There is not much of a consensus on the average total time of human digestion; figures vary from 17 hours to 72, which makes for a large margin of error, especially when digesting a day. I have a feeling yesterday is still with me, sorting itself into categories to be filed away within me:
- Things learned
- Things unlearned
- Things made
- Things unmade
- Things improved
- Things unimproved
and so on, until they have been tucked away into manila folders, positioned within sliding cabinet drawers, and shut away for later reference.
Yesterdays always seem to vanish as soon as they stop being todays. There is a smoky haze for a while, but that gradually disperses until only the smell remains, like extinguished fire. And soon that even is gone and all that remains is a memory of a smell — perhaps a vague outline of the sublimation process.
I can recall the fatigue, folding my arms into a sheltering pillow for my head that kept the sun at bay. My back stretched in its tight places. The marble counter was cool against my forehead. I remember the uncomforted feeling, the yearning for rest that was never fulfilled, but instead mollified with caffeine until it too was made small and almost invisible, only persisting in my joints where it released in doses when I moved. It was the lacquer over my eyes.
Restlessness always gets caught in my throat, a too large bite that was chewed too few times. It travels painfully toward my stomach, scraping against the walls of my esophagus. I imagine them red. I imagine them as watering eyes.
The stomach receives the mass regretfully, thrusting it up against the diaphragm, putting strain on the lungs. Then the breath comes quickly; the edifices for air cannot fully fill and the cycle of inhalations and exhalations is shortened; the snake eating its tail has lost some of its length.
An impatient finger has sped up the tape. Movements quicken with speeding need. Exhaustion swiftly lumbars in, but isn’t permitted to have its reign. There is pacing. There is panting. There is a consistent refrain of need.
The problem with these yesterdays is that so many of them look the same. They are not individuals, but purposeless clones that stack, one on top of the other, so that once one has made it through, is processed and gone, another is there to take up its mantle.
The monotonous conveyer belt churns silently. It is the long-sought perpetual motion machine, and it contains neither fantastic demon nor incredible ratchet. It is mundane.

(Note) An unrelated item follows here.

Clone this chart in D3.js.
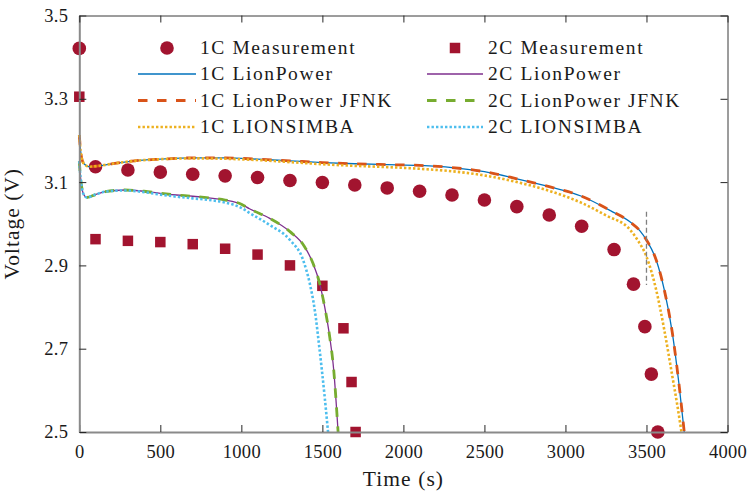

What I mean to say is that the interest arises from the present, do you see? It is in the smelling, the careful cutting with knife and fork, the opening of the mouth, and the chewing (hardly part of digestion at all). The rest is instinctive, happening even in sleep; without control, without choice, where lies the value? There is little to pay, after all, for waste.
The valuable machine is active, operated with the strength of your hands. You must first will it to make, to do, and then compel it to be so. Live with it, within it, impart now your desires upon it.
Automation is inhuman. The valuable machine is not.